Following multiple reports in recent days claiming Apple’s trimming iPhone 5C production, comes another.
Citing supply chain checks, NPD DisplaySearch on Friday said that Apple has trimmed iPhone 5C production by 35 percent, while boosting production of the pricier iPhone 5S by 75 percent to catch up with demand.
To recap, the iPhone 5C is basically last year’s iPhone 5, but with a colorful plastic back and slightly different cellular antennas. The iPhone 5S is the company’s new top-of-the-line iPhone, with a 64-bit processor, new camera, and dual-LED flash, along with a Touch ID fingerprint sensor on the home button.
Both devices went on sale last month and led to record-breaking opening weekend sales.

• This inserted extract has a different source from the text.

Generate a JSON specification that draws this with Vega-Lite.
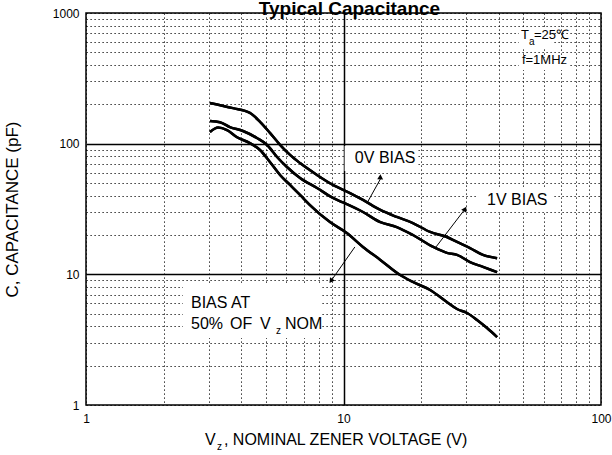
{
  "$schema": "https://vega.github.io/schema/vega-lite/v6.json",
  "width": 515,
  "height": 392,
  "autosize": {"type": "none"},
  "padding": {"left": 86, "top": 13, "right": 11, "bottom": 50},
  "background": "white",
  "title": {"text": "Typical Capacitance", "font": "Liberation Sans", "fontSize": 19, "fontWeight": "bold", "color": "black", "anchor": "middle", "baseline": "alphabetic", "offset": 0, "dx": 6, "dy": 27},
  "config": {"view": {"stroke": "black", "strokeWidth": 1.5}, "font": "Liberation Sans"},
  "datasets": {
    "curves": [
      {"series": "0V", "v": 3.03, "c": 205}, {"series": "0V", "v": 3.72, "c": 187}, {"series": "0V", "v": 4.33, "c": 172}, {"series": "0V", "v": 4.74, "c": 147}, {"series": "0V", "v": 5.18, "c": 121}, {"series": "0V", "v": 5.67, "c": 98}, {"series": "0V", "v": 6.2, "c": 82}, {"series": "0V", "v": 6.78, "c": 71}, {"series": "0V", "v": 7.89, "c": 57.6}, {"series": "0V", "v": 9.1, "c": 48.3}, {"series": "0V", "v": 10.6, "c": 41.9}, {"series": "0V", "v": 11.9, "c": 37.1}, {"series": "0V", "v": 13.9, "c": 31.1}, {"series": "0V", "v": 16.1, "c": 27.5}, {"series": "0V", "v": 18.6, "c": 24.7}, {"series": "0V", "v": 21.7, "c": 21.1}, {"series": "0V", "v": 25.2, "c": 19.3}, {"series": "0V", "v": 27.6, "c": 17.7}, {"series": "0V", "v": 31.0, "c": 15.9}, {"series": "0V", "v": 34.8, "c": 14.1}, {"series": "0V", "v": 39.5, "c": 13.3},
      {"series": "1V", "v": 3.03, "c": 149}, {"series": "1V", "v": 3.31, "c": 146}, {"series": "1V", "v": 3.62, "c": 134}, {"series": "1V", "v": 4.07, "c": 125}, {"series": "1V", "v": 4.61, "c": 110.5}, {"series": "1V", "v": 5.05, "c": 97.7}, {"series": "1V", "v": 5.52, "c": 79.1}, {"series": "1V", "v": 6.03, "c": 66.3}, {"series": "1V", "v": 6.78, "c": 54.6}, {"series": "1V", "v": 7.89, "c": 45.8}, {"series": "1V", "v": 9.1, "c": 38.4}, {"series": "1V", "v": 9.95, "c": 35.5}, {"series": "1V", "v": 11.9, "c": 30.0}, {"series": "1V", "v": 13.9, "c": 25.1}, {"series": "1V", "v": 16.1, "c": 23.0}, {"series": "1V", "v": 18.6, "c": 20.0}, {"series": "1V", "v": 22.3, "c": 16.2}, {"series": "1V", "v": 25.2, "c": 14.6}, {"series": "1V", "v": 27.6, "c": 14.1}, {"series": "1V", "v": 31.0, "c": 12.4}, {"series": "1V", "v": 34.8, "c": 11.4}, {"series": "1V", "v": 39.5, "c": 10.4},
      {"series": "50%", "v": 3.03, "c": 123}, {"series": "50%", "v": 3.26, "c": 133}, {"series": "50%", "v": 3.53, "c": 127}, {"series": "50%", "v": 3.86, "c": 112}, {"series": "50%", "v": 4.33, "c": 101}, {"series": "50%", "v": 4.74, "c": 89.4}, {"series": "50%", "v": 5.18, "c": 72.4}, {"series": "50%", "v": 5.67, "c": 57.6}, {"series": "50%", "v": 6.2, "c": 48.3}, {"series": "50%", "v": 6.78, "c": 40.5}, {"series": "50%", "v": 7.41, "c": 33.9}, {"series": "50%", "v": 8.86, "c": 25.1}, {"series": "50%", "v": 10.3, "c": 20.7}, {"series": "50%", "v": 11.9, "c": 16.2}, {"series": "50%", "v": 13.9, "c": 12.9}, {"series": "50%", "v": 16.6, "c": 9.88}, {"series": "50%", "v": 18.6, "c": 8.74}, {"series": "50%", "v": 21.7, "c": 7.59}, {"series": "50%", "v": 25.2, "c": 6.14}, {"series": "50%", "v": 27.6, "c": 5.43}, {"series": "50%", "v": 30.2, "c": 5.06}, {"series": "50%", "v": 33.0, "c": 4.47}, {"series": "50%", "v": 36.1, "c": 3.88}, {"series": "50%", "v": 39.5, "c": 3.31}
    ],
    "arrows": [
      {"arrow": "a50", "v": 11.07, "c": 16.2, "tv": 8.94, "tc": 8.89},
      {"arrow": "a0", "v": 12.34, "c": 35.1, "tv": 13.98, "tc": 54.6},
      {"arrow": "a1", "v": 22.87, "c": 16.2, "tv": 29.65, "tc": 31.6}
    ],
    "boxes": [
      {"v": 2.38, "v2": 8.25, "c": 8.3, "c2": 3.26},
      {"v": 10.1, "v2": 19.5, "c": 96, "c2": 61.8},
      {"v": 33.3, "v2": 65.1, "c": 45.8, "c2": 30.5},
      {"v": 48.0, "v2": 64.5, "c": 754, "c2": 549},
      {"v": 48.0, "v2": 75.1, "c": 452, "c2": 366}
    ],
    "bigLabels": [
      {"text": "0V BIAS", "v": 11.07, "c": 77.7},
      {"text": "1V BIAS", "v": 36.1, "c": 37.1},
      {"text": "BIAS AT", "v": 2.557, "c": 6.03},
      {"text": "50%", "v": 2.557, "c": 4.17},
      {"text": "OF", "v": 3.624, "c": 4.17},
      {"text": "V", "v": 4.739, "c": 4.17},
      {"text": "NOM", "v": 5.928, "c": 4.17},
      {"text": "V", "v": 2.9, "c": 0.54},
      {"text": ", NOMINAL ZENER VOLTAGE (V)", "v": 3.434, "c": 0.54}
    ],
    "smallLabels": [
      {"text": "T", "v": 48.9, "c": 678},
      {"text": "=25℃", "v": 54.9, "c": 678},
      {"text": "f=1MHz", "v": 49.3, "c": 436}
    ],
    "subs": [
      {"text": "z", "v": 5.468, "c": 4.17},
      {"text": "a", "v": 52.5, "c": 678},
      {"text": "z", "v": 3.227, "c": 0.54}
    ]
  },
  "layer": [
    {
      "data": {"name": "curves"},
      "mark": {"type": "line", "color": "black", "strokeWidth": 2.5, "interpolate": "monotone"},
      "encoding": {
        "x": {"field": "v", "type": "quantitative", "scale": {"type": "log", "domain": [1, 100], "nice": false},
          "axis": {"title": null, "values": [1,2,3,4,5,6,7,8,9,10,20,30,40,50,60,70,80,90,100], "format": "d",
            "labelExpr": "indexof([1,10,100], datum.value) >= 0 ? datum.label : ''",
            "grid": true, "gridColor": "black",
            "gridDash": {"condition": {"test": "datum.value == 10", "value": [1, 0]}, "value": [1.2, 2.8]},
            "gridWidth": {"condition": {"test": "datum.value == 10", "value": 1.5}, "value": 1},
            "gridOpacity": 1,
            "ticks": false, "domain": false, "labelFont": "Liberation Sans", "labelFontSize": 12, "labelColor": "black", "labelPadding": 8, "labelFlush": false}},
        "y": {"field": "c", "type": "quantitative", "scale": {"type": "log", "domain": [1, 1000], "nice": false},
          "axis": {"title": "C, CAPACITANCE (pF)", "values": [1,2,3,4,5,6,7,8,9,10,20,30,40,50,60,70,80,90,100,200,300,400,500,600,700,800,900,1000], "format": "d",
            "labelExpr": "indexof([1,10,100,1000], datum.value) >= 0 ? datum.label : ''",
            "grid": true, "gridColor": "black",
            "gridDash": {"condition": {"test": "datum.value == 10 || datum.value == 100", "value": [1, 0]}, "value": [1.2, 2.8]},
            "gridWidth": {"condition": {"test": "datum.value == 10 || datum.value == 100", "value": 1.5}, "value": 1},
            "gridOpacity": 1,
            "ticks": false, "domain": false, "labelFont": "Liberation Sans", "labelFontSize": 12, "labelColor": "black", "labelPadding": 7, "labelFlush": false,
            "titleFont": "Liberation Sans", "titleFontSize": 17, "titleFontWeight": "normal", "titleColor": "black", "titlePadding": 31}},
        "detail": {"field": "series", "type": "nominal"}
      }
    },
    {
      "data": {"name": "boxes"},
      "mark": {"type": "rect", "fill": "white"},
      "encoding": {
        "x": {"field": "v", "type": "quantitative"}, "x2": {"field": "v2"},
        "y": {"field": "c", "type": "quantitative"}, "y2": {"field": "c2"}
      }
    },
    {
      "data": {"name": "curves"},
      "mark": {"type": "line", "color": "black", "strokeWidth": 2.5, "interpolate": "monotone"},
      "encoding": {
        "x": {"field": "v", "type": "quantitative"},
        "y": {"field": "c", "type": "quantitative"},
        "detail": {"field": "series", "type": "nominal"}
      }
    },
    {
      "data": {"name": "arrows"},
      "mark": {"type": "rule", "color": "black", "strokeWidth": 1},
      "encoding": {
        "x": {"field": "v", "type": "quantitative"}, "x2": {"field": "tv"},
        "y": {"field": "c", "type": "quantitative"}, "y2": {"field": "tc"}
      }
    },
    {
      "data": {"name": "arrows"},
      "mark": {"type": "point", "shape": "triangle-up", "filled": true, "color": "black", "size": 35, "opacity": 1},
      "encoding": {
        "x": {"field": "tv", "type": "quantitative"},
        "y": {"field": "tc", "type": "quantitative"},
        "angle": {"field": "arrow", "type": "nominal", "scale": {"domain": ["a50", "a0", "a1"], "range": [215, 30, 37]}, "legend": null}
      }
    },
    {
      "data": {"name": "bigLabels"},
      "mark": {"type": "text", "align": "left", "baseline": "middle", "font": "Liberation Sans", "fontSize": 16, "color": "black"},
      "encoding": {
        "x": {"field": "v", "type": "quantitative"},
        "y": {"field": "c", "type": "quantitative"},
        "text": {"field": "text"}
      }
    },
    {
      "data": {"name": "smallLabels"},
      "mark": {"type": "text", "align": "left", "baseline": "middle", "font": "Liberation Sans", "fontSize": 13, "color": "black"},
      "encoding": {
        "x": {"field": "v", "type": "quantitative"},
        "y": {"field": "c", "type": "quantitative"},
        "text": {"field": "text"}
      }
    },
    {
      "data": {"name": "subs"},
      "mark": {"type": "text", "align": "left", "baseline": "middle", "font": "Liberation Sans", "fontSize": 10, "color": "black", "dy": 7},
      "encoding": {
        "x": {"field": "v", "type": "quantitative"},
        "y": {"field": "c", "type": "quantitative"},
        "text": {"field": "text"}
      }
    }
  ]
}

Between the two, the 5S has been tougher to come by, with new buyers facing several weeks of wait time through Apple’s online store and with carrier partners, while there’s no waiting on the 5C.
Adding to its figures, NPD says Apple misfired with the iPhone 5C’s launch timing in China, releasing the device when many shoppers were expecting deep discounts from local carriers, which had to pick which phones to subsidize.
“If Chinese carriers allocated a higher subsidy to new iPhone 5C subscribers, they would have less to subsidize other brands’ devices,” NPD analysts Tina Teng and Shawn Lee wrote. “Perhaps Apple miscalculated the launch timing, considering they were aiming at the China market.”
NPD’s report follows two others that had similar findings. A report from Chinese Web site C Technology last week claimed Apple was cutting the production of the 5C in half. A few days later, The Wall Street Journal — citing sources — said Apple was trimming 5C orders with two of its suppliers by as much as a third.
Sales of both devices and consumer interest in the 5C are expected to be a hot topic during Apple’s call with Wall Street analysts on October 28 when the company reports its fourth-quarter earnings.